Action of special orthogonal group on Upper half complex plane. When group $G=SL_{2}(\mathbb{R})$ acts on upper half plane I am able to find the stabiliser subgroup of $i$ is nothing but special orthogonal group $\{ \begin{bmatrix} 
\cos x & \sin x \\
-\sin x & \cos x \\
\end{bmatrix}  \mid x \in \mathbb{R} \} $ .
The statement I am not getting is " any element of the stability subgroup of $i$ acts on $\mathbb{H}$ as rotation at $i$ of angle $2x$". I have tried to get general idea by taking example of some specific elements but not getting how rotation works. Any help or hint would be fine. Thanks in advance.

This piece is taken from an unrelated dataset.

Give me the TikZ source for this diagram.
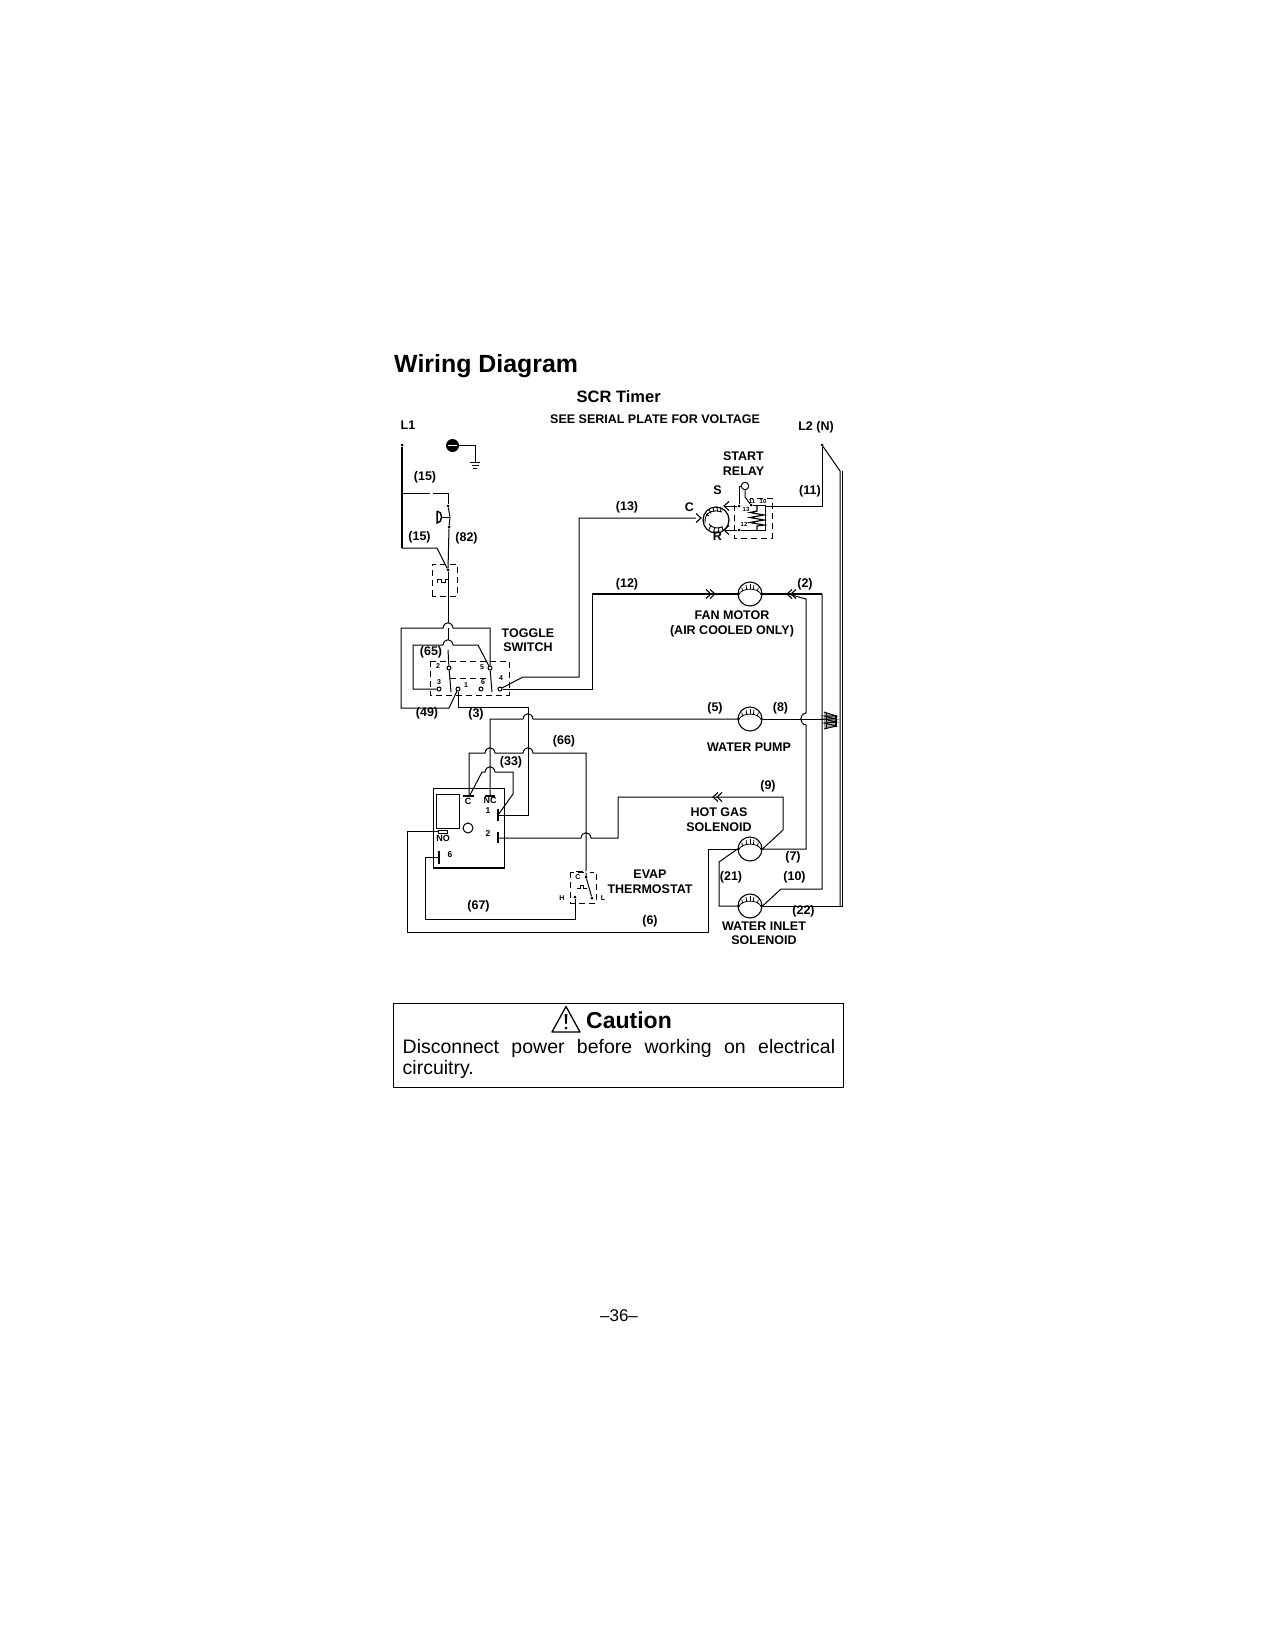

 A: OK. Let's look at the map
$$
f(z) = \frac{az + b}{cz + d},
$$
where we'll plug in specific values for $a,b,c,d$ soon. The derivative of this is
\begin{align}
f'(z) &= \frac{ad - bc}{(cz+d)^2};
\end{align}
evaluating this at $z = i$ (the point fixed by your stabilizer subgroup) gives
\begin{align}
f'(i) &= \frac{ad - bc}{(ci+d)^2};
\end{align}
Now let's substitute in the values $\sin x$ and $\cos x$ where appropriate to get
\begin{align}
f'(i) 
&= \frac{(\cos x)(\cos x) - (\sin x)(-\sin x)}{((-\sin x)i+ \cos x)^2}\\
&= \frac{1}{(\cos x - i \sin x)^2} \\
&= \frac{1}{\cos 2x - i \sin 2x}\\
&= \cos 2x + i \sin 2x.
\end{align}
This derivative is the best local linear approximation to the transformation at $z = i$. In other words, if $v$ is a vector based at $i$, then $f'(i)\cdot v$ is where $v$ would point "after applying $f$". And because multiplying by $\cos t + i \sin t$ amounts to rotation by $t$ in the complex plane, we see that in our case, the transformation described ends up rotating (locally) by $2x$.